A useful operating model is to separate prevention, detection, and recovery:

  • Prevent known malicious mail with attachment, URL, and impersonation filtering.
  • Detect compromised accounts through impossible-travel alerts, forwarding-rule changes, OAuth consent events, and anomalous sending patterns.
  • Recover quickly with token revocation, password reset, inbox rule cleanup, and user notification.

This is where identity controls become essential. The gateway can inspect content, but it cannot reliably judge whether a legitimate user has turned malicious or been hijacked. NIST guidance on security monitoring supports this broader view, and NHIMG’s DeepSeek breach coverage underscores a familiar lesson: trust boundaries collapse quickly when a legitimate identity is the attacker’s entry point. Best practice is evolving toward continuous mailbox telemetry, access reviews, and rapid revocation rather than static reliance on message hygiene alone. These controls tend to break down in high-volume environments with delegated mail access, shared inboxes, or legacy authentication paths because suspicious behaviour blends in with normal administrative activity.

Common Variations and Edge Cases

Tighter email controls often increase operational overhead, requiring organisations to balance faster threat blocking against user friction and support burden. That tradeoff becomes visible when security teams harden mail flow and then discover that business users depend on auto-forwarding, shared mailboxes, or third-party mail integrations that the gateway cannot safely evaluate end to end.

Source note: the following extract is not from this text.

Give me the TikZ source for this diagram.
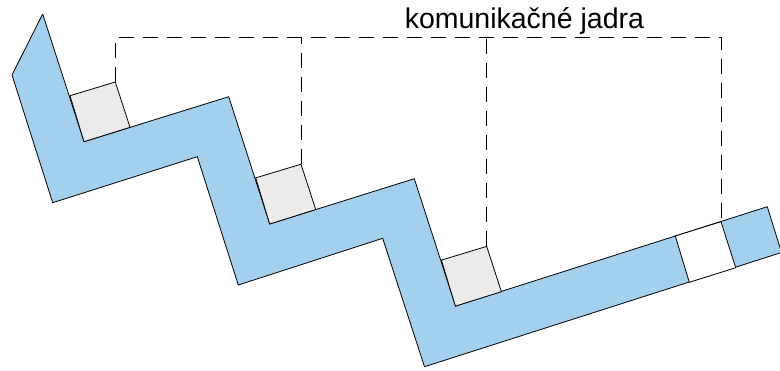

Current guidance suggests treating a few scenarios as exceptions rather than standard users:

  • Executive and finance mailboxes, which are frequent targets for impersonation and invoice fraud.
  • Service accounts that send automated mail, where static allowlists can hide abuse.
  • Third-party integrations using OAuth or app consent, where compromise can bypass inbox-level scanning entirely.

Another edge case is encrypted or internal mail. A gateway may have limited visibility once content is protected, so identity assurance and behaviour analytics matter more. This is also why organisations should not equate “delivered” with “safe.” The most effective programmes use the gateway as one control layer, then add post-delivery detection, offboarding discipline, and mailbox investigation workflows. That layered approach aligns with the NIST Cybersecurity Framework 2.0 and is consistent with NHIMG’s view that identity-led attacks are usually missed when teams focus only on message inspection.

Standards & Framework Alignment

This section maps relevant standards and security frameworks to the operational risks and controls described in this guidance.

OWASP Non-Human Identity Top 10 address the attack and risk surface, while NIST CSF 2.0 and NIST AI RMF set the governance and control requirements practitioners need to meet.

Framework Control / Reference Relevance
NIST CSF 2.0 DE.CM-01 Mailbox anomaly detection depends on continuous security monitoring.
OWASP Non-Human Identity Top 10 NHI-03 Credential rotation and revocation are central once email identities are compromised.
NIST AI RMF GOVERN Identity-led email risk needs accountable governance across detection and response.

Monitor email and identity telemetry continuously so compromised mailboxes are detected after delivery.